In the confessional, in the Eucharist, in his ministry to the sick and bereaved, Father Nathan will strengthen you in the grace that will have you grow in holiness before the Lord.

Jesus told his apostles: “If anyone wishes to be first,
he shall be the last of all and the servant of all.” Father Nathan is here for you as one who serves.

Father Nathan, I am sure, will serve you well; and he will serve not by calling attention to himself but by calling attention to the Lord; he will serve not by seeking his own interests but by putting first God’s will and his people’s good and well-being; he will serve not by trying to please everyone – for one who tries to do that usually ends up pleasing no one; rather he will serve you best by trying to please the Lord in all things.

Father’s qualities as a human being and as a priest are already well known to you here at St. Gabriel – and perhaps his shortcomings are also known to you as well.

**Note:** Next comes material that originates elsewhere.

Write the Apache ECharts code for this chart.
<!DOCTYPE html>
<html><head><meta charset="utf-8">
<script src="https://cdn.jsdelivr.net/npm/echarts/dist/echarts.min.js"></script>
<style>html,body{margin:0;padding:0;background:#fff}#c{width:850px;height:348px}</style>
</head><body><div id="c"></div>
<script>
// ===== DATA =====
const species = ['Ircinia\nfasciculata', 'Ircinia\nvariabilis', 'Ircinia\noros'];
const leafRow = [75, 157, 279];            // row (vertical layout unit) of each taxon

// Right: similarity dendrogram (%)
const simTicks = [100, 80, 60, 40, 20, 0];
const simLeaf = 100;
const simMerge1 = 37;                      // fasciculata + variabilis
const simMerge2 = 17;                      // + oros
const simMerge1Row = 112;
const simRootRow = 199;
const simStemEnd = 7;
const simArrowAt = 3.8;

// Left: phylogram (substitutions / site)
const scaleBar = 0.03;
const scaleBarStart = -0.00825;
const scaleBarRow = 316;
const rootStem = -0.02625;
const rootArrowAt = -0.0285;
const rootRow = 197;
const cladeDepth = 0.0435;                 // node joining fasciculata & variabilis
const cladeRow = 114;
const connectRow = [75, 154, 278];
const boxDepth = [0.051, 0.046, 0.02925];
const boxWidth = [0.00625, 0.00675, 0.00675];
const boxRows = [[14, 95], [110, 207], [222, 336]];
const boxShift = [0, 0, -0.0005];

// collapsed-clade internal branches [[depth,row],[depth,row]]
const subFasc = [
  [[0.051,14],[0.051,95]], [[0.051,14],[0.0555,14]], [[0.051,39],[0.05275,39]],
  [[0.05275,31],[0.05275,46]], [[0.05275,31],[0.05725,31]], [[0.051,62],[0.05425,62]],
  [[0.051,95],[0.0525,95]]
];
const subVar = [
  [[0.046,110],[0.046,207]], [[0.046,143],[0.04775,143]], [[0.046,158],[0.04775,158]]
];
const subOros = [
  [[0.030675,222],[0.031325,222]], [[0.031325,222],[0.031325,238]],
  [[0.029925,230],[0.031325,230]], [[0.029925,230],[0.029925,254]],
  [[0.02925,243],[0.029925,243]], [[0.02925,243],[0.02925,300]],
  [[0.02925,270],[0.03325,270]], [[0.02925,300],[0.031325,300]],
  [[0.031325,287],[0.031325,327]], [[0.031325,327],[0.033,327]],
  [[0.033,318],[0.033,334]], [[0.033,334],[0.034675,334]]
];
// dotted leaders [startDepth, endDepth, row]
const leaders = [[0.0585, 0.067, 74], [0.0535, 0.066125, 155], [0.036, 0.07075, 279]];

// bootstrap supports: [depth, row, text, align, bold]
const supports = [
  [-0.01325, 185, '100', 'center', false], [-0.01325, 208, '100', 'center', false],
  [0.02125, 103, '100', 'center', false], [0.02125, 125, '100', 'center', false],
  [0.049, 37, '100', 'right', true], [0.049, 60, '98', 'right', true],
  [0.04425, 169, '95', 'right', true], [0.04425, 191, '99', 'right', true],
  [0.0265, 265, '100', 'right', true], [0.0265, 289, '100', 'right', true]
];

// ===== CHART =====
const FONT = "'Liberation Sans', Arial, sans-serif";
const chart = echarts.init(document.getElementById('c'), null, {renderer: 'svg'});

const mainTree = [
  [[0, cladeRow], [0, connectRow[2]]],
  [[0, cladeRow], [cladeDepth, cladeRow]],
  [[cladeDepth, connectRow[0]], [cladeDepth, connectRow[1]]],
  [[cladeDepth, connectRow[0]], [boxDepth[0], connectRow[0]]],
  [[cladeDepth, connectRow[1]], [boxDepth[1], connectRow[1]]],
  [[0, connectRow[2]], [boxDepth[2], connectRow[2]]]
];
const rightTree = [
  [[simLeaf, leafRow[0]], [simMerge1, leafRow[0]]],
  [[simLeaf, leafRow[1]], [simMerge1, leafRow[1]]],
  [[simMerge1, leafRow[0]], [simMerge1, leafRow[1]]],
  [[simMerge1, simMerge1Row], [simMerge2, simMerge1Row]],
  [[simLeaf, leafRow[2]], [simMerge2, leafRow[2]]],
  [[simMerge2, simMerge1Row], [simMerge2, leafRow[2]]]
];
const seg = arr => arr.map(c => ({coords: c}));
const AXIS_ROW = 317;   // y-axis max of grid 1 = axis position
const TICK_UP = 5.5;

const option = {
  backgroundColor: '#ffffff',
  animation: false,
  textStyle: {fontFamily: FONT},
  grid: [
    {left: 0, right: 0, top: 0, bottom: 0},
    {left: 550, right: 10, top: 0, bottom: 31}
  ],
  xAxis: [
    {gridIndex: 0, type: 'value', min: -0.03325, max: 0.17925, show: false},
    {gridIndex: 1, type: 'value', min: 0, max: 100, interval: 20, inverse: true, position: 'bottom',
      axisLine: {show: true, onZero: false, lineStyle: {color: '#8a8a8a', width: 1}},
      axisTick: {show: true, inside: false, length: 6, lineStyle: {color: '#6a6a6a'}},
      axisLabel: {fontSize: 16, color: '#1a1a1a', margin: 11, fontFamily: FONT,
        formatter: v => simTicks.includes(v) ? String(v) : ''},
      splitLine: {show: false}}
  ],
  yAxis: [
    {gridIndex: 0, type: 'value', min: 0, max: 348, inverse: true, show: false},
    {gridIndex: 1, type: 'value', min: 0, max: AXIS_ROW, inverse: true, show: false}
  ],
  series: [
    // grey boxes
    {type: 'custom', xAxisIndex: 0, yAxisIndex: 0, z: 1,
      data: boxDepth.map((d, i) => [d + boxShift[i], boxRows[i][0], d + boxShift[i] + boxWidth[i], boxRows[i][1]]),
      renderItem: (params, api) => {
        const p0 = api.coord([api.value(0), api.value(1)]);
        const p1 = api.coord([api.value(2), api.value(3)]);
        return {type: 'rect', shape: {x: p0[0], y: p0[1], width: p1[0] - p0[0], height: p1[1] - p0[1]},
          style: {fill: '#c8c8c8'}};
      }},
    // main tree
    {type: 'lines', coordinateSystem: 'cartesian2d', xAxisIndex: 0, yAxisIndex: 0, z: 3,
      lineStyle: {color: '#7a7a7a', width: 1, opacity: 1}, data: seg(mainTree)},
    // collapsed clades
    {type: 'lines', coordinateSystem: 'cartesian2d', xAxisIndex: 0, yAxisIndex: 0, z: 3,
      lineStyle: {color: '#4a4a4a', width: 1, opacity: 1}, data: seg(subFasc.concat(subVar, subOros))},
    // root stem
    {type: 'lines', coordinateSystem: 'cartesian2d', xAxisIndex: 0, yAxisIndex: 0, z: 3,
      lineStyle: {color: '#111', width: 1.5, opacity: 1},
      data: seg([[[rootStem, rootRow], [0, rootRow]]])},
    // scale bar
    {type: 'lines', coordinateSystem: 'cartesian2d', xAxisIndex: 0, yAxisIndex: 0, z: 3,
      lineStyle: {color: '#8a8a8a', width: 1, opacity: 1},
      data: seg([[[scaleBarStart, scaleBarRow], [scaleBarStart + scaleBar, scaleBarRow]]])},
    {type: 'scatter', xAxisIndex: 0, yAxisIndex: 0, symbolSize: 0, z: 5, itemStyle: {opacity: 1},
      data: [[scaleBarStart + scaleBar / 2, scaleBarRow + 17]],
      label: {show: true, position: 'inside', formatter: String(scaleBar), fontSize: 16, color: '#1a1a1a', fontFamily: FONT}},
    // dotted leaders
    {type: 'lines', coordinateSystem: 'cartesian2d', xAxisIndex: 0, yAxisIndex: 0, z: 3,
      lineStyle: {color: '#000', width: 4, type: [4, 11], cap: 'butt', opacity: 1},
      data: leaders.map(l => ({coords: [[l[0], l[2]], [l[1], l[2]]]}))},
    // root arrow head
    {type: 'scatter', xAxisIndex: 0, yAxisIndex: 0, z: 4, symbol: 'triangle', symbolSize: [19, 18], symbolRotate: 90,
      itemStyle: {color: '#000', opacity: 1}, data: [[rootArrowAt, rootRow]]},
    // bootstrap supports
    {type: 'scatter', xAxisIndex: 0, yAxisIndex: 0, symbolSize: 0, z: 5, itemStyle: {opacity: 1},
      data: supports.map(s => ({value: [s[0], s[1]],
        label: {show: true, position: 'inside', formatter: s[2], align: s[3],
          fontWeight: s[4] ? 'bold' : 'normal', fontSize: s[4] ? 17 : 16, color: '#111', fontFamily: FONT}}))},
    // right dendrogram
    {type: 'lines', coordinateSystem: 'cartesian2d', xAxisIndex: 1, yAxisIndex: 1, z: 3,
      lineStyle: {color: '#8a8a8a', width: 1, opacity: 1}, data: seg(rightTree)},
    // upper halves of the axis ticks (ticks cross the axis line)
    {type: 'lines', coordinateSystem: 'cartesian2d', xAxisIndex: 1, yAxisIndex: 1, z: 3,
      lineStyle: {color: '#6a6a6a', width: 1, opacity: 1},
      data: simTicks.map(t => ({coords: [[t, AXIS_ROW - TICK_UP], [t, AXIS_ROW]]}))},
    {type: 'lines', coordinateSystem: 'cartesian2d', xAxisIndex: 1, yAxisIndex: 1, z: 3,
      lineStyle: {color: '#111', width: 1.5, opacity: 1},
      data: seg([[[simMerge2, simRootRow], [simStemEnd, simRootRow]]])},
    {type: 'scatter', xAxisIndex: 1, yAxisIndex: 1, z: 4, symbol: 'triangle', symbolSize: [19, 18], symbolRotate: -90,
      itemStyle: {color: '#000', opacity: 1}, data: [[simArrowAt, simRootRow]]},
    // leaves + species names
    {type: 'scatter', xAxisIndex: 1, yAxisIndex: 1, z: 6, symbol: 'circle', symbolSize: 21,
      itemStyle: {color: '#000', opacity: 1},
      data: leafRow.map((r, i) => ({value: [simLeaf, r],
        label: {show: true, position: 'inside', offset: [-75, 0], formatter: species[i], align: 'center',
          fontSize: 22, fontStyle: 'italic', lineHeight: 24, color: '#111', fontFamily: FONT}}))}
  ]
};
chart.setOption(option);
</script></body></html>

Pray for your priests – give them your support. Father Nathan, like most of the priests here in South Florida, left mother and father, they left what was familiar to them, they had to learn a new culture and a new language to serve in the mission fields of South Florida. You have had pastors that came here from Ireland, like Father Tony Mulderry. Father Nathan comes from India. Our priests speak with different accents – but they all speak the same language – the language of love.

I will now ask Father to lead you in the recitation of the Creed and to take the oath of the office of pastor.